What happens when we make a choice? An important choice, the kind He will judge us for?
C.S. Lewis writes about his own experience:
The odd thing was that before God closed in on me, I was in fact offered what now appears a moment of wholly free choice. In a sense. I was going up Headington Hill on the top of a bus. Without words and (I think) almost without images, a fact about myself was somehow presented to me. I became aware that I was holding something at bay, or shutting something out. Or, if you like, that I was wearing some stiff clothing, like corsets, or even a suit of armour, as if I were a lobster. I felt myself being, there and then, given a free choice. I could open the door or keep it shut; I could unbuckle the armour or keep it on. Neither choice was presented as a duty; no threat or promise was attached to either, though I knew that to open the door or to take off the corset meant the incalculable. The choice appeared to be momentous but it was also strangely unemotional. I was moved by no desires or fears. In a sense I was not moved by anything. I chose to open, to unbuckle, to loosen the rein. I say, “I chose,” yet it did not really seem possible to do the opposite. On the other hand, I was aware of no motives. You could argue that I was not a free agent, but I am more inclined to think this came nearer to being a perfectly free act than most that I have ever done. Necessity may not be the opposite of freedom, and perhaps a man is most free when, instead of producing motives, he could only say, ‘I am what I do.’”

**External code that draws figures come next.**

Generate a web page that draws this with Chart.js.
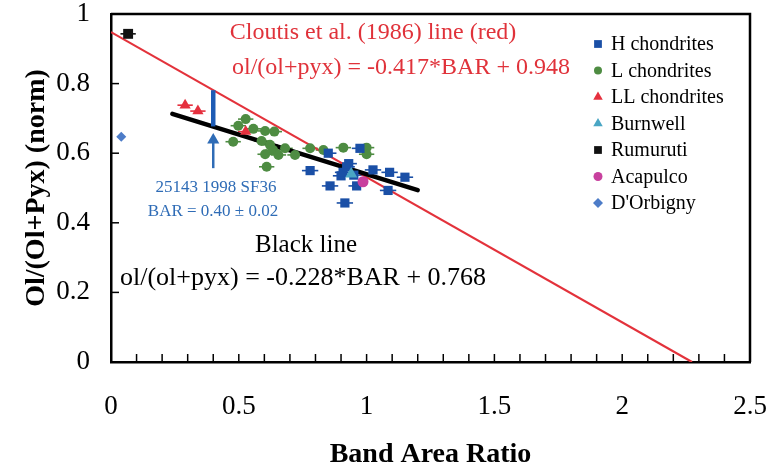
<!DOCTYPE html>
<html>
<head>
<meta charset="utf-8">
<script src="https://cdn.jsdelivr.net/npm/chart.js@4.4.0/dist/chart.umd.min.js"></script>
<style>
  body { margin: 0; background: #fff; }
  #wrap { width: 770px; height: 472px; }
</style>
</head>
<body>
<div id="wrap"><canvas id="grafico"></canvas></div>
<script>
// valores
const hX = [0.779, 0.85, 0.857, 0.90, 0.908, 0.922, 0.93, 0.95, 0.961, 0.974, 0.915, 1.025, 1.09, 1.084, 1.15];
const hY = [0.550, 0.600, 0.506, 0.535, 0.545, 0.561, 0.570, 0.537, 0.506, 0.614, 0.457, 0.552, 0.545, 0.493, 0.531];
const lX = [0.478, 0.498, 0.527, 0.557, 0.589, 0.603, 0.603, 0.609, 0.622, 0.634, 0.639, 0.655, 0.681, 0.72, 0.779, 0.831, 0.909, 1.0, 1.0];
const lY = [0.633, 0.679, 0.698, 0.670, 0.635, 0.664, 0.597, 0.561, 0.624, 0.609, 0.662, 0.595, 0.614, 0.595, 0.614, 0.609, 0.616, 0.616, 0.597];
const llX = [0.29, 0.34, 0.527];
const llY = [0.738, 0.721, 0.662];
const burnwellX = [0.94];
const burnwellY = [0.540];
const rumurutiX = [0.067];
const rumurutiY = [0.943];
const acapulcoX = [0.986];
const acapulcoY = [0.518];
const orbignyX = [0.04];
const orbignyY = [0.647];

const hErr = 0.032, lErr = 0.03, llErr = 0.03, rumErr = 0.03, orbErr = 0.015;

// retas de ajuste (pontas)
const redLineX = [0, 2.273];
const redLineY = [0.948, 0];
const blackLineX = [0.24, 1.2];
const blackLineY = [0.713, 0.494];

// amostra 25143 / 1998 SF36
const segX = [0.40, 0.40];
const segY = [0.677, 0.781];
const arrowX = [0.40, 0.40];
const arrowY = [0.557, 0.632];
const arrowTipX = [0.40];
const arrowTipY = [0.638];

const xTicks = [0, 0.5, 1, 1.5, 2, 2.5];
const xMinor = [0.1,0.2,0.3,0.4,0.5,0.6,0.7,0.8,0.9,1.0,1.1,1.2,1.3,1.4,1.5,1.6,1.7,1.8,1.9,2.0,2.1,2.2,2.3,2.4];
const yMinor = [0.2, 0.4, 0.6, 0.8];

const legendNames = ['H chondrites', 'L chondrites', 'LL chondrites', 'Burnwell', 'Rumuruti', 'Acapulco', "D'Orbigny"];

function pts(xs, ys) {
  return xs.map((x, i) => ({ x: x, y: ys[i] }));
}

function fmt(v) {
  return String(Math.round(v * 10) / 10);
}

const serif = '"Liberation Serif", "Times New Roman", serif';
const blueAnn = '#2f6cb6';

const decor = {
  id: 'decor',
  beforeDatasetsDraw(chart) {
    const ctx = chart.ctx, xs = chart.scales.x, ys = chart.scales.y;
    chart.data.datasets.forEach(ds => {
      if (!ds.errX) return;
      ctx.save();
      ctx.strokeStyle = ds.backgroundColor;
      ctx.lineWidth = 1.6;
      ds.data.forEach(p => {
        const py = ys.getPixelForValue(p.y);
        ctx.beginPath();
        ctx.moveTo(xs.getPixelForValue(p.x - ds.errX), py);
        ctx.lineTo(xs.getPixelForValue(p.x + ds.errX), py);
        ctx.stroke();
      });
      ctx.restore();
    });
  },
  afterDraw(chart) {
    const ctx = chart.ctx, a = chart.chartArea, xs = chart.scales.x, ys = chart.scales.y;
    ctx.save();
    // moldura de cima e da direita
    ctx.strokeStyle = '#000';
    ctx.lineWidth = 2.5;
    ctx.beginPath();
    ctx.moveTo(a.left, a.top);
    ctx.lineTo(a.right, a.top);
    ctx.lineTo(a.right, a.bottom);
    ctx.stroke();
    // ticks para dentro
    ctx.lineWidth = 1.5;
    xMinor.forEach(v => {
      const px = xs.getPixelForValue(v);
      ctx.beginPath();
      ctx.moveTo(px, a.bottom);
      ctx.lineTo(px, a.bottom - 8);
      ctx.stroke();
    });
    yMinor.forEach(v => {
      const py = ys.getPixelForValue(v);
      ctx.beginPath();
      ctx.moveTo(a.left, py);
      ctx.lineTo(a.left + 8, py);
      ctx.stroke();
    });

    // textos
    ctx.textBaseline = 'middle';
    ctx.textAlign = 'center';
    ctx.fillStyle = '#e0323a';
    ctx.font = '24px ' + serif;
    ctx.fillText('Cloutis et al. (1986) line (red)', 373, 33);
    ctx.fillText('ol/(ol+pyx) = -0.417*BAR + 0.948', 401, 68);

    ctx.fillStyle = blueAnn;
    ctx.font = '17px ' + serif;
    ctx.fillText('25143 1998 SF36', 216, 188);
    ctx.fillText('BAR = 0.40 \u00b1 0.02', 213, 212);

    ctx.fillStyle = '#000';
    ctx.font = '25px ' + serif;
    ctx.fillText('Black line', 306, 245);
    ctx.textAlign = 'left';
    ctx.font = '26px ' + serif;
    ctx.fillText('ol/(ol+pyx) = -0.228*BAR + 0.768', 120, 278);

    // legenda
    const sets = chart.data.datasets.filter(d => d.legendIdx !== undefined);
    ctx.font = '20px ' + serif;
    sets.forEach(ds => {
      const y = 44 + ds.legendIdx * 26.5;
      ctx.fillStyle = ds.backgroundColor;
      Chart.helpers.drawPoint(ctx, {
        pointStyle: ds.pointStyle, radius: ds.legendRadius, rotation: 0, borderWidth: 0
      }, 598, y);
      ctx.fillStyle = '#000';
      ctx.fillText(legendNames[ds.legendIdx], 611, y + 1);
    });
    ctx.restore();
  }
};

const ctx = document.getElementById('grafico').getContext('2d');

const chart = new Chart(ctx, {
  type: 'scatter',
  plugins: [decor],
  data: {
    datasets: [
      { label: 'Acapulco', data: pts(acapulcoX, acapulcoY), backgroundColor: '#c8409e', borderWidth: 0,
        pointStyle: 'circle', pointRadius: 5.5, legendIdx: 5, legendRadius: 4.5, order: 1 },
      { label: 'Burnwell', data: pts(burnwellX, burnwellY), backgroundColor: '#4aa6c4', borderWidth: 0,
        pointStyle: 'triangle', pointRadius: 7, legendIdx: 3, legendRadius: 5.5, order: 2 },
      { label: 'LL', data: pts(llX, llY), backgroundColor: '#e5303e', borderWidth: 0, errX: llErr,
        pointStyle: 'triangle', pointRadius: 6.5, legendIdx: 2, legendRadius: 5.5, order: 3 },
      { label: 'H', data: pts(hX, hY), backgroundColor: '#1a4fa6', borderWidth: 0, errX: hErr,
        pointStyle: 'rect', pointRadius: 6.5, legendIdx: 0, legendRadius: 5.5, order: 4 },
      { label: 'L', data: pts(lX, lY), backgroundColor: '#4e8c42', borderWidth: 0, errX: lErr,
        pointStyle: 'circle', pointRadius: 5, legendIdx: 1, legendRadius: 4, order: 5 },
      { label: 'Rumuruti', data: pts(rumurutiX, rumurutiY), backgroundColor: '#111', borderWidth: 0, errX: rumErr,
        pointStyle: 'rect', pointRadius: 7, legendIdx: 4, legendRadius: 5.5, order: 1 },
      { label: "D'Orbigny", data: pts(orbignyX, orbignyY), backgroundColor: '#4d7cc8', borderWidth: 0, errX: orbErr,
        pointStyle: 'rectRot', pointRadius: 5, legendIdx: 6, legendRadius: 5, order: 1 },
      { label: 'seta', data: pts(arrowTipX, arrowTipY), backgroundColor: blueAnn, borderWidth: 0,
        pointStyle: 'triangle', pointRadius: 7, order: 6 },
      { label: 'haste', data: pts(arrowX, arrowY), showLine: true, borderColor: blueAnn, borderWidth: 2.5,
        pointRadius: 0, order: 7 },
      { label: 'segmento', data: pts(segX, segY), showLine: true, borderColor: '#1e5cb5', borderWidth: 4.5,
        pointRadius: 0, order: 8 },
      { label: 'preta', data: pts(blackLineX, blackLineY), showLine: true, borderColor: '#000', borderWidth: 4.5,
        pointRadius: 0, order: 9, borderCapStyle: 'round' },
      { label: 'vermelha', data: pts(redLineX, redLineY), showLine: true, borderColor: '#e3323b', borderWidth: 2.2,
        pointRadius: 0, order: 10 }
    ]
  },
  options: {
    responsive: true,
    maintainAspectRatio: false,
    animation: false,
    layout: { padding: { top: 14, right: 20, bottom: 0, left: 0 } },
    plugins: {
      legend: { display: false },
      tooltip: { enabled: false }
    },
    scales: {
      x: {
        type: 'linear', min: 0, max: 2.5,
        afterBuildTicks(scale) { scale.ticks = xTicks.map(v => ({ value: v })); },
        afterFit(scale) {
          scale.height = 110;
          scale.paddingLeft = 0;
          scale.paddingRight = 0;
        },
        ticks: { color: '#000', padding: 31, callback: fmt, font: { family: serif, size: 27, lineHeight: 1 } },
        grid: { display: false, drawTicks: false },
        border: { display: true, color: '#000', width: 2.5 },
        title: { display: true, text: 'Band Area Ratio', color: '#000', padding: { top: 0, bottom: 0 },
          font: { family: serif, size: 28, weight: 'bold' } }
      },
      y: {
        type: 'linear', min: 0, max: 1,
        ticks: { stepSize: 0.2, color: '#000', padding: 21, callback: fmt, font: { family: serif, size: 27, lineHeight: 1 } },
        afterFit(scale) {
          scale.width = 111;
          scale.paddingTop = 0;
          scale.paddingBottom = 0;
        },
        grid: { display: false, drawTicks: false },
        border: { display: true, color: '#000', width: 2.5 },
        title: { display: true, text: 'Ol/(Ol+Pyx) (norm)', color: '#000', padding: { top: 20, bottom: 0 },
          font: { family: serif, size: 28, weight: 'bold' } }
      }
    }
  }
});
</script>
</body>
</html>
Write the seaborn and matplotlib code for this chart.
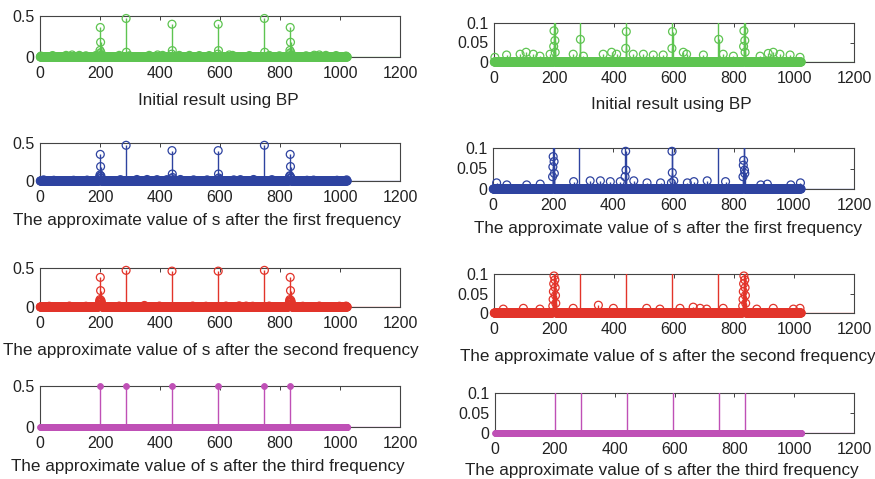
import numpy as np
import pandas as pd
import matplotlib
matplotlib.use("Agg")
import matplotlib.pyplot as plt
import seaborn as sns

# ---------------- data ----------------
N_SAMPLES = 1024  # signal length (indices 1..1024)

# Initial result using BP (green)
bp_idx = [199, 200, 201, 202, 203, 204, 287, 288, 439, 440, 441,
          593, 594, 595, 748, 749, 832, 833, 834, 835, 836, 837]
bp_val = [0.040, 0.080, 0.360, 0.180, 0.055, 0.025, 0.470, 0.058, 0.035, 0.400, 0.078,
          0.035, 0.400, 0.078, 0.470, 0.058, 0.040, 0.080, 0.360, 0.180, 0.055, 0.025]
bp_noise_idx = [3, 42, 87, 107, 131, 153, 187, 264, 298, 364, 392, 409, 464, 498,
                531, 564, 631, 642, 698, 764, 798, 887, 914, 931, 953, 987, 1020]
bp_noise_val = [0.012, 0.018, 0.020, 0.025, 0.020, 0.015, 0.020, 0.020, 0.015, 0.020,
                0.025, 0.020, 0.020, 0.020, 0.018, 0.018, 0.025, 0.020, 0.018, 0.020,
                0.015, 0.015, 0.022, 0.025, 0.020, 0.018, 0.012]

# After the first frequency (blue)
f1_idx = [198, 199, 200, 201, 202, 203, 204, 287, 439, 440, 441, 442,
          593, 594, 595, 596, 748, 831, 832, 833, 834, 835, 836, 837]
f1_val = [0.030, 0.054, 0.079, 0.350, 0.190, 0.067, 0.038, 0.470, 0.030, 0.400, 0.092, 0.046,
          0.015, 0.400, 0.092, 0.040, 0.470, 0.030, 0.058, 0.070, 0.350, 0.190, 0.046, 0.038]
f1_noise_idx = [12, 46, 112, 157, 268, 323, 357, 390, 423, 468, 512, 557,
                601, 646, 668, 712, 773, 890, 912, 990, 1022]
f1_noise_val = [0.015, 0.010, 0.010, 0.012, 0.018, 0.020, 0.020, 0.018, 0.018, 0.020,
                0.015, 0.015, 0.020, 0.015, 0.018, 0.020, 0.018, 0.010, 0.012, 0.010, 0.015]

# After the second frequency (red)
f2_idx = [196, 197, 198, 199, 200, 201, 202, 203, 204, 205, 206,
          287, 440, 594, 748,
          829, 830, 831, 832, 833, 834, 835, 836, 837, 838, 839]
f2_val = [0.018, 0.035, 0.055, 0.075, 0.095, 0.380, 0.210, 0.085, 0.065, 0.045, 0.025,
          0.470, 0.460, 0.460, 0.470,
          0.018, 0.035, 0.055, 0.075, 0.095, 0.380, 0.210, 0.085, 0.065, 0.045, 0.025]
f2_noise_idx = [31, 98, 153, 264, 348, 398, 509, 553, 620, 664, 687, 709,
                764, 876, 931, 998, 1020]
f2_noise_val = [0.010, 0.012, 0.010, 0.012, 0.020, 0.012, 0.012, 0.010, 0.012, 0.015,
                0.012, 0.010, 0.012, 0.010, 0.012, 0.010, 0.012]

# After the third frequency (magenta)
f3_idx = [201, 287, 440, 594, 748, 834]
f3_val = [0.50, 0.50, 0.50, 0.50, 0.50, 0.50]
f3_noise_idx = []
f3_noise_val = []

titles = ["Initial result using BP",
          "The approximate value of s after the first frequency",
          "The approximate value of s after the second frequency",
          "The approximate value of s after the third frequency"]
colors = ["#5ec451", "#2e43a0", "#e2342a", "#bf50b6"]
left_yticks = [0, 0.5]
left_ytick_labels = ["0", "0.5"]
right_yticks = [0, 0.05, 0.1]
right_ytick_labels = ["0", "0.05", "0.1"]
xticks = [0, 200, 400, 600, 800, 1000, 1200]


def build(idx, val, nidx, nval):
    y = np.zeros(N_SAMPLES)
    y[np.array(nidx, dtype=int) - 1] = nval
    y[np.array(idx, dtype=int) - 1] = val
    return pd.DataFrame({"n": np.arange(1, N_SAMPLES + 1), "s": y})


datasets = [build(bp_idx, bp_val, bp_noise_idx, bp_noise_val),
            build(f1_idx, f1_val, f1_noise_idx, f1_noise_val),
            build(f2_idx, f2_val, f2_noise_idx, f2_noise_val),
            build(f3_idx, f3_val, f3_noise_idx, f3_noise_val)]

# ---------------- figure ----------------
sns.set_theme(style="white")
plt.rcParams["font.family"] = ["Liberation Sans", "DejaVu Sans"]

W, H = 875, 479
fig = plt.figure(figsize=(W / 100, H / 100), dpi=100)

# axes rectangles in pixels: (left, top, right, bottom)
left_rects = [(40, 16, 400, 57), (40, 143, 400, 181), (40, 268, 400, 307), (40, 386, 400, 427)]
right_rects = [(494, 23, 854, 62), (493, 148, 854, 189), (494, 274, 854, 313), (495, 393, 854, 433)]
left_text = [(218, 100), (207, 221), (211, 351), (208, 466)]
right_text = [(671, 105), (668, 229), (668, 356), (662, 471)]


def px_rect(r):
    l, t, rr, b = r
    return [l / W, 1 - b / H, (rr - l) / W, (b - t) / H]


def draw(ax, df, color, ytop, third):
    ax.vlines(df["n"], 0, df["s"], color=color, lw=1.0, zorder=2)
    ax.axhline(0, color=color, lw=0.9, zorder=2)
    vis = df[df["s"] <= ytop + 1e-9]
    if third:
        sns.scatterplot(data=vis, x="n", y="s", ax=ax, marker="o", s=18,
                        color=color, edgecolor=color, linewidth=0.6,
                        legend=False, clip_on=False, zorder=3)
    else:
        sns.scatterplot(data=vis, x="n", y="s", ax=ax, marker="o", s=32,
                        facecolor="none", edgecolor=color, linewidth=0.9,
                        legend=False, clip_on=False, zorder=3)
    ax.set_xlim(0, 1200)
    ax.set_ylim(0, ytop)
    ax.set_xticks(xticks)
    ax.set_xticklabels([str(t) for t in xticks])
    ax.set_xlabel("")
    ax.set_ylabel("")
    ax.tick_params(axis="both", direction="in", length=3, width=0.6,
                   top=True, right=True, labelsize=11.5, colors="#222222")
    ax.tick_params(axis="x", pad=6.5)
    ax.tick_params(axis="y", pad=4)
    for sp in ax.spines.values():
        sp.set_color("#444444")
        sp.set_linewidth(0.8)
        sp.set_zorder(1)


for i in range(4):
    axl = fig.add_axes(px_rect(left_rects[i]))
    draw(axl, datasets[i], colors[i], 0.5, i == 3)
    axl.set_yticks(left_yticks)
    axl.set_yticklabels(left_ytick_labels)

    axr = fig.add_axes(px_rect(right_rects[i]))
    draw(axr, datasets[i], colors[i], 0.1, i == 3)
    axr.set_yticks(right_yticks)
    axr.set_yticklabels(right_ytick_labels)

    fig.text(left_text[i][0] / W, 1 - left_text[i][1] / H, titles[i],
             ha="center", va="center", fontsize=12.3, color="#222222")
    fig.text(right_text[i][0] / W, 1 - right_text[i][1] / H, titles[i],
             ha="center", va="center", fontsize=12.3, color="#222222")

fig.savefig("out.png", dpi=100, facecolor="white")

C.S. Lewis, Surprised by Joy.
Is Lewis right? It seems to me he is. If so, Mormons have quite a bit of thinking to do, since choice is a pillar of our philosophy.
The libertarian free will movement is wrong is this experience of choice is right. Because if choice is as Lewis describes, what is the moral content of the choice? How can the choice be condemned if it wasn’t free? But compatabilist free will is also wrong, since a choice without motives doesn’t say anything meaningful about my morality.
I don’t hope for an answer. The entire ramifying discipline of psychology can be understood as a study of choice. More has been written and said on the subject–more will probably be written or said on the subject this year–than even a professional psychologist can assimilate.
The eye cannot behold itself The scriptures don’t tell us what choice is. They just tell us to choose.